Oh no. Stop looking at that. Come back.

Metaphysicians think you need to formalise statements like that because relying solely on normal words leads to logical inconsistency, and, well, they're probably right. But stuff 'em. Essential properties are properties that it's impossible for a thing to lack and still be that thing. In other words, a cat must possess essential properties X and Y for it to be a cat. Accidental properties, on the other hand, are properties that a thing can safely lack without undergoing an identity crisis. I can chop off my fingers without worrying about losing my humanity.

Identifying accidental properties is a hell of a lot easier than essential ones, regardless of whether you adopt a modal, definitional or explanatory characterisation of properties-

Oh no.

Right, so I skipped a bit: that fancy formulation up there is merely the modal characterisation of properties, which somehow supports the statement that "being such that there are infinitely many prime numbers" is an essential property of everything that exists.
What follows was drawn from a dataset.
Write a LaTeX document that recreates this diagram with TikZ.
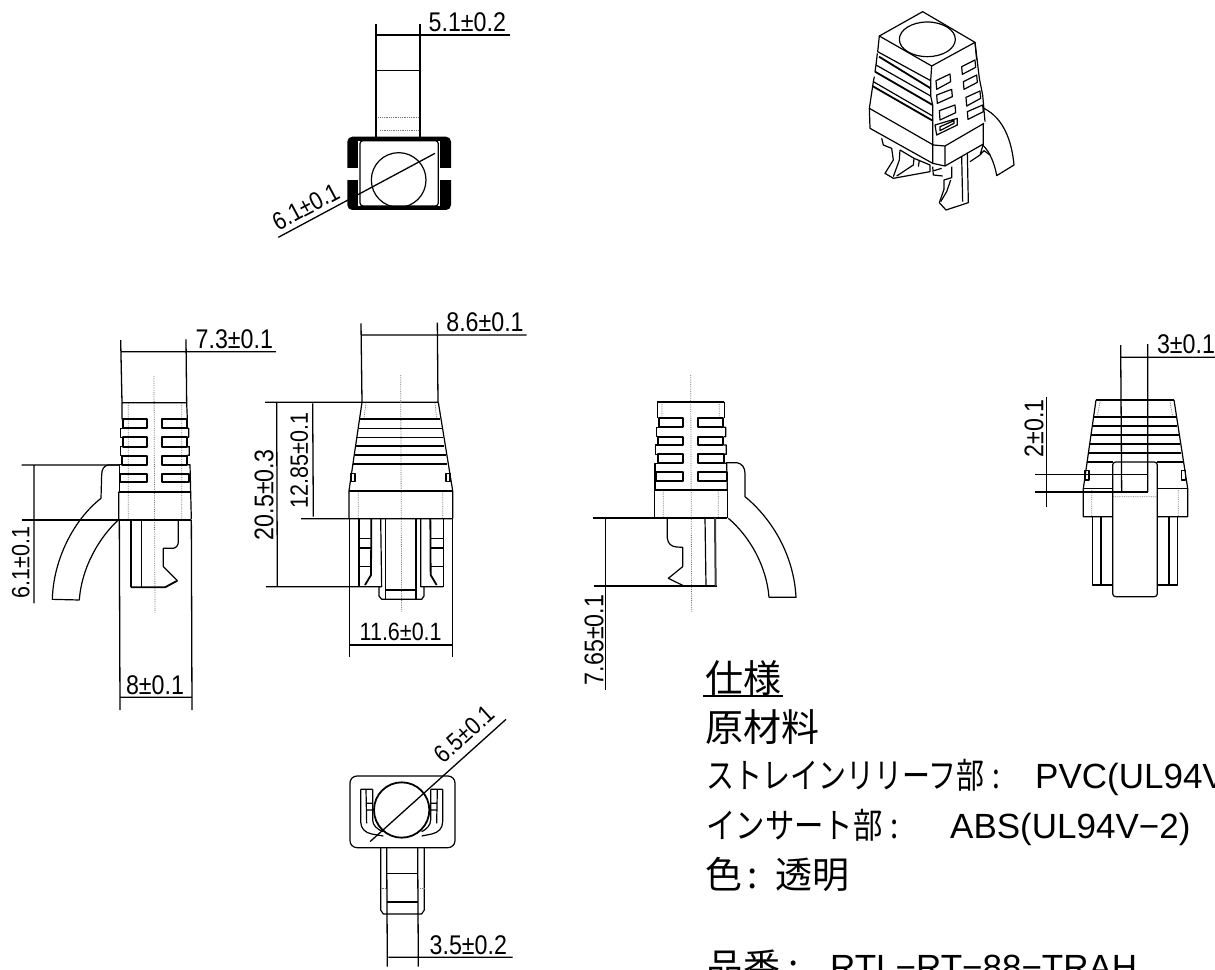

I do not know what that means, but I do know that the modal characterisation is oddly unconcerned with the properties of things that we'd intuit to be important. For that, we need the definitional characterisation - which I like, because it treats that statement about prime numbers as an example of why thinking about essential properties in modal terms is silly. I'm not going to delve into it though, because I don't like that it hinges on objects themselves having definitions rather than the words we use to refer to them, which is also silly.

The explanatory characterisation is silly too, but it's still my favourite because you don't need to grapple with nonsense about 'possible worlds' in order to understand it: essential properties are "properties that figure fundamentally into explanations of the object’s possessing the other properties it does". It's also my favourite because it provides a pithy answer to the question that, up till now, has been addressed with the antithesis of pith.

Mae is not a cat because you can't explain her human properties in terms of catness.

Can we safely say that looking like a cat is merely an accidental property of cats? According to the explanatory characterisation, that depends on how you're interested in explaining the role that cats play in the world. Which, like I said, is silly. Besides, what really matters is whether there's an essential property that cats have that Mae lacks.

But screw it. Catness exists in the eye of the beholder. Metaphysics is bullshit.